*COLLECTED DATA:*
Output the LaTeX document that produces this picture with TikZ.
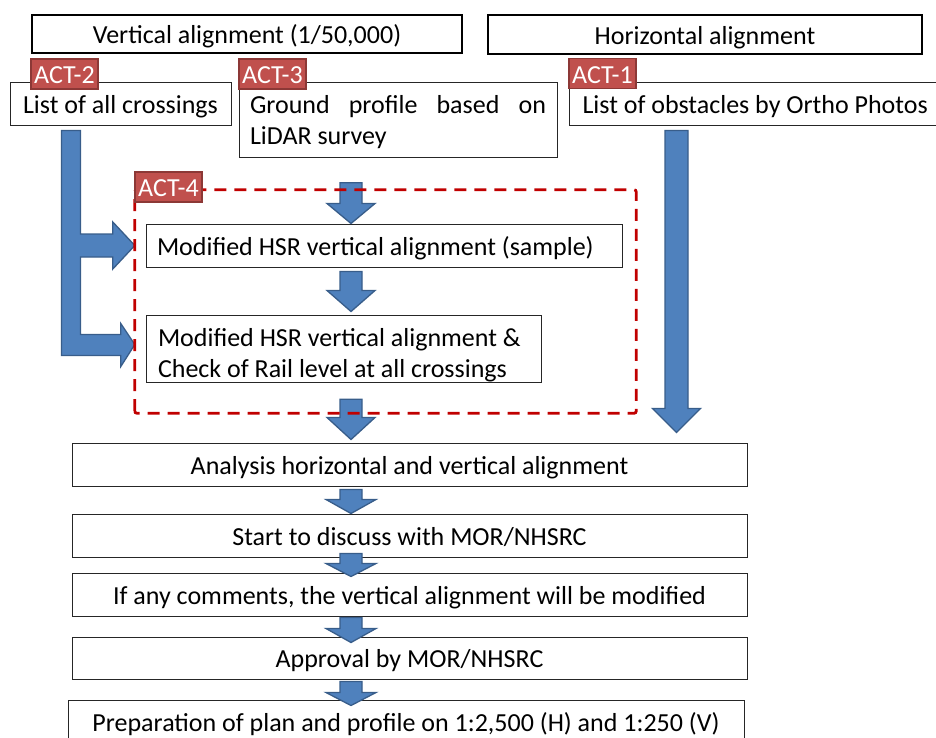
\documentclass[tikz,border=0pt]{standalone}
\usepackage{fontspec}
\setmainfont{Carlito}
\usetikzlibrary{calc}
\hyphenation{LiDAR}
\definecolor{FlowBlue}{HTML}{4F81BD}
\definecolor{FlowEdge}{HTML}{385D8A}
\definecolor{TagRed}{HTML}{C0504D}
\definecolor{TagEdge}{HTML}{8C3836}
\definecolor{DashRed}{HTML}{C00000}

\tikzset{
  boxfont/.style={font=\fontsize{26}{31.5}\selectfont},
  stepbox/.style={draw=black!85,line width=1pt,fill=white,boxfont,
    inner xsep=11pt,inner ysep=0pt,text height=19pt,text depth=0pt},
  headbox/.style={stepbox,draw=black,line width=2.6pt},
  acttag/.style={draw=TagEdge,line width=1.3pt,fill=TagRed,text=white,boxfont,
    inner sep=0pt,minimum width=67pt,minimum height=30pt,
    text height=19pt,text depth=0pt},
  flow/.style={fill=FlowBlue,draw=FlowEdge,line width=1.3pt,line join=miter},
  groupbox/.style={draw=DashRed,line width=2.8pt,dash pattern=on 12pt off 8pt,
    rounded corners=2pt}
}

% block arrow pointing down: from, tip, shaft half width, head half width, head length
\newcommand{\flowdown}[5]{%
  \filldraw[flow] let \p1=(#1), \p2=(#2) in
    (\x2-#3,\y1) -- (\x2+#3,\y1) -- (\x2+#3,\y2+#5) -- (\x2+#4,\y2+#5)
    -- (\x2,\y2) -- (\x2-#4,\y2+#5) -- (\x2-#3,\y2+#5) -- cycle;}

\begin{document}
\begin{tikzpicture}[x=1pt,y=-1pt]
    \useasboundingbox (0,0) rectangle (936,737);
    \coordinate (spine) at (351,0);
    \coordinate (rail) at (676.5,0);

    % sources
    \node[headbox,minimum width=430pt,minimum height=38pt] (vert) at (247,34)
      {Vertical alignment (1/50,000)};
    \node[headbox,minimum width=434pt,minimum height=39pt] (horz) at (705,34.5)
      {Horizontal alignment};
    \node[stepbox,minimum width=221pt,minimum height=43pt] (cross) at (120.5,103.5)
      {List of all crossings};
    \node[stepbox,text width=296pt,align=justify,minimum height=75pt,
      text depth=32pt] (ground) at (398,119.5)
      {Ground profile based on LiDAR survey};
    \node[stepbox,anchor=west,inner xsep=13pt,minimum height=43pt]
      (obst) at (569,103.5) {List of obstacles by Ortho Photos};

    % ACT-4 group
    \node[minimum width=501pt,minimum height=223pt,inner sep=0pt] (revbox)
      at (385.5,301.5) {};
    \node[stepbox,text width=454pt,align=flush left,minimum height=43pt] (sample)
      at (384,245.5) {Modified HSR vertical alignment (sample)};
    \node[stepbox,text width=371pt,inner xsep=12pt,align=flush left,
      minimum height=67pt,text depth=24pt] (check) at (343.5,348.5)
      {Modified HSR vertical alignment \&\\Check of Rail level at all crossings};

    % main sequence
    \node[stepbox,minimum width=675pt,minimum height=43pt] (analysis) at (409.5,464.5)
      {Analysis horizontal and vertical alignment};
    \node[stepbox,minimum width=675pt,minimum height=43pt] (start) at (409.5,535.5)
      {Start to discuss with MOR/NHSRC};
    \node[stepbox,minimum width=675pt,minimum height=43pt] (comments) at (409.5,594.5)
      {If any comments, the vertical alignment will be modified};
    \node[stepbox,minimum width=675pt,minimum height=42pt] (approval) at (409.5,658)
      {Approval by MOR/NHSRC};
    \node[stepbox,minimum width=676pt,minimum height=43pt] (prep) at (406,721.5)
      {Preparation of plan and profile on 1:2,500 (H) and 1:250 (V)};

    % crossings feed both alignment steps
    \coordinate (tipA) at (sample.west -| revbox.west);
    \coordinate (tipB) at ($(check.west -| revbox.west)+(0,-4)$);
    \coordinate (lstart) at ($(cross.south west)+(52,5)$);
    \filldraw[flow] let \p1=(lstart), \p2=(tipA), \p3=(tipB) in
      (\x1,\y1) -- (\x1+19pt,\y1) -- (\x1+19pt,\y2+11.5pt)
      -- (\x2-22pt,\y2+11.5pt) -- (\x2-22pt,\y2+23.5pt) -- (\x2,\y2)
      -- (\x2-22pt,\y2-23.5pt) -- (\x2-22pt,\y2-11.5pt) -- (\x1+19pt,\y2-11.5pt)
      -- (\x1+19pt,\y3+10pt) -- (\x3-14pt,\y3+10pt) -- (\x3-14pt,\y3+21pt)
      -- (\x3,\y3) -- (\x3-14pt,\y3-22pt) -- (\x3-14pt,\y3-11pt)
      -- (\x1,\y3-11pt) -- cycle;

    \flowdown{$(obst.south -| rail)+(0,5)$}{$(analysis.north -| rail)+(0,-10)$}{11.5pt}{24pt}{24pt}
    \flowdown{$(revbox.north -| spine)+(0,-7)$}{sample.north -| spine}{11pt}{24pt}{20pt}
    \flowdown{$(sample.south -| spine)+(0,4)$}{$(check.north -| spine)+(0,-3)$}{11pt}{24pt}{21pt}
    \flowdown{$(revbox.south -| spine)+(0,-14)$}{$(analysis.north -| spine)+(0,-3)$}{11pt}{24pt}{22pt}

    \draw[groupbox] (revbox.south west) rectangle (revbox.north east);

    \flowdown{$(analysis.south -| spine)+(0,3)$}{start.north -| spine}{11pt}{25pt}{14pt}
    \flowdown{$(start.south -| spine)+(0,-4)$}{$(comments.north -| spine)+(0,4)$}{11pt}{25pt}{13pt}
    \flowdown{$(comments.south -| spine)+(0,1)$}{$(approval.north -| spine)+(0,6)$}{11pt}{25pt}{14pt}
    \flowdown{$(approval.south -| spine)+(0,2)$}{$(prep.north -| spine)+(0,6)$}{11pt}{25pt}{13pt}

    % activity tags
    \node[acttag] (act2) at (64.5,74) {ACT-2};
    \node[acttag] (act3) at (272.5,74) {ACT-3};
    \node[acttag] (act1) at (602.5,73.5) {ACT-1};
    \node[acttag] (act4) at (168.5,187) {ACT-4};
\end{tikzpicture}
\end{document}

*WHAT YOU HAVE TO DO:*
Skip the pictures, then retype every line above exactly.

*ANSWER TO THE EXERCISE:*
Output the LaTeX document that produces this picture with TikZ.
\documentclass[tikz,border=0pt]{standalone}
\usepackage{fontspec}
\setmainfont{Carlito}
\usetikzlibrary{calc}
\hyphenation{LiDAR}
\definecolor{FlowBlue}{HTML}{4F81BD}
\definecolor{FlowEdge}{HTML}{385D8A}
\definecolor{TagRed}{HTML}{C0504D}
\definecolor{TagEdge}{HTML}{8C3836}
\definecolor{DashRed}{HTML}{C00000}

\tikzset{
  boxfont/.style={font=\fontsize{26}{31.5}\selectfont},
  stepbox/.style={draw=black!85,line width=1pt,fill=white,boxfont,
    inner xsep=11pt,inner ysep=0pt,text height=19pt,text depth=0pt},
  headbox/.style={stepbox,draw=black,line width=2.6pt},
  acttag/.style={draw=TagEdge,line width=1.3pt,fill=TagRed,text=white,boxfont,
    inner sep=0pt,minimum width=67pt,minimum height=30pt,
    text height=19pt,text depth=0pt},
  flow/.style={fill=FlowBlue,draw=FlowEdge,line width=1.3pt,line join=miter},
  groupbox/.style={draw=DashRed,line width=2.8pt,dash pattern=on 12pt off 8pt,
    rounded corners=2pt}
}

% block arrow pointing down: from, tip, shaft half width, head half width, head length
\newcommand{\flowdown}[5]{%
  \filldraw[flow] let \p1=(#1), \p2=(#2) in
    (\x2-#3,\y1) -- (\x2+#3,\y1) -- (\x2+#3,\y2+#5) -- (\x2+#4,\y2+#5)
    -- (\x2,\y2) -- (\x2-#4,\y2+#5) -- (\x2-#3,\y2+#5) -- cycle;}

\begin{document}
\begin{tikzpicture}[x=1pt,y=-1pt]
    \useasboundingbox (0,0) rectangle (936,737);
    \coordinate (spine) at (351,0);
    \coordinate (rail) at (676.5,0);

    % sources
    \node[headbox,minimum width=430pt,minimum height=38pt] (vert) at (247,34)
      {Vertical alignment (1/50,000)};
    \node[headbox,minimum width=434pt,minimum height=39pt] (horz) at (705,34.5)
      {Horizontal alignment};
    \node[stepbox,minimum width=221pt,minimum height=43pt] (cross) at (120.5,103.5)
      {List of all crossings};
    \node[stepbox,text width=296pt,align=justify,minimum height=75pt,
      text depth=32pt] (ground) at (398,119.5)
      {Ground profile based on LiDAR survey};
    \node[stepbox,anchor=west,inner xsep=13pt,minimum height=43pt]
      (obst) at (569,103.5) {List of obstacles by Ortho Photos};

    % ACT-4 group
    \node[minimum width=501pt,minimum height=223pt,inner sep=0pt] (revbox)
      at (385.5,301.5) {};
    \node[stepbox,text width=454pt,align=flush left,minimum height=43pt] (sample)
      at (384,245.5) {Modified HSR vertical alignment (sample)};
    \node[stepbox,text width=371pt,inner xsep=12pt,align=flush left,
      minimum height=67pt,text depth=24pt] (check) at (343.5,348.5)
      {Modified HSR vertical alignment \&\\Check of Rail level at all crossings};

    % main sequence
    \node[stepbox,minimum width=675pt,minimum height=43pt] (analysis) at (409.5,464.5)
      {Analysis horizontal and vertical alignment};
    \node[stepbox,minimum width=675pt,minimum height=43pt] (start) at (409.5,535.5)
      {Start to discuss with MOR/NHSRC};
    \node[stepbox,minimum width=675pt,minimum height=43pt] (comments) at (409.5,594.5)
      {If any comments, the vertical alignment will be modified};
    \node[stepbox,minimum width=675pt,minimum height=42pt] (approval) at (409.5,658)
      {Approval by MOR/NHSRC};
    \node[stepbox,minimum width=676pt,minimum height=43pt] (prep) at (406,721.5)
      {Preparation of plan and profile on 1:2,500 (H) and 1:250 (V)};

    % crossings feed both alignment steps
    \coordinate (tipA) at (sample.west -| revbox.west);
    \coordinate (tipB) at ($(check.west -| revbox.west)+(0,-4)$);
    \coordinate (lstart) at ($(cross.south west)+(52,5)$);
    \filldraw[flow] let \p1=(lstart), \p2=(tipA), \p3=(tipB) in
      (\x1,\y1) -- (\x1+19pt,\y1) -- (\x1+19pt,\y2+11.5pt)
      -- (\x2-22pt,\y2+11.5pt) -- (\x2-22pt,\y2+23.5pt) -- (\x2,\y2)
      -- (\x2-22pt,\y2-23.5pt) -- (\x2-22pt,\y2-11.5pt) -- (\x1+19pt,\y2-11.5pt)
      -- (\x1+19pt,\y3+10pt) -- (\x3-14pt,\y3+10pt) -- (\x3-14pt,\y3+21pt)
      -- (\x3,\y3) -- (\x3-14pt,\y3-22pt) -- (\x3-14pt,\y3-11pt)
      -- (\x1,\y3-11pt) -- cycle;

    \flowdown{$(obst.south -| rail)+(0,5)$}{$(analysis.north -| rail)+(0,-10)$}{11.5pt}{24pt}{24pt}
    \flowdown{$(revbox.north -| spine)+(0,-7)$}{sample.north -| spine}{11pt}{24pt}{20pt}
    \flowdown{$(sample.south -| spine)+(0,4)$}{$(check.north -| spine)+(0,-3)$}{11pt}{24pt}{21pt}
    \flowdown{$(revbox.south -| spine)+(0,-14)$}{$(analysis.north -| spine)+(0,-3)$}{11pt}{24pt}{22pt}

    \draw[groupbox] (revbox.south west) rectangle (revbox.north east);

    \flowdown{$(analysis.south -| spine)+(0,3)$}{start.north -| spine}{11pt}{25pt}{14pt}
    \flowdown{$(start.south -| spine)+(0,-4)$}{$(comments.north -| spine)+(0,4)$}{11pt}{25pt}{13pt}
    \flowdown{$(comments.south -| spine)+(0,1)$}{$(approval.north -| spine)+(0,6)$}{11pt}{25pt}{14pt}
    \flowdown{$(approval.south -| spine)+(0,2)$}{$(prep.north -| spine)+(0,6)$}{11pt}{25pt}{13pt}

    % activity tags
    \node[acttag] (act2) at (64.5,74) {ACT-2};
    \node[acttag] (act3) at (272.5,74) {ACT-3};
    \node[acttag] (act1) at (602.5,73.5) {ACT-1};
    \node[acttag] (act4) at (168.5,187) {ACT-4};
\end{tikzpicture}
\end{document}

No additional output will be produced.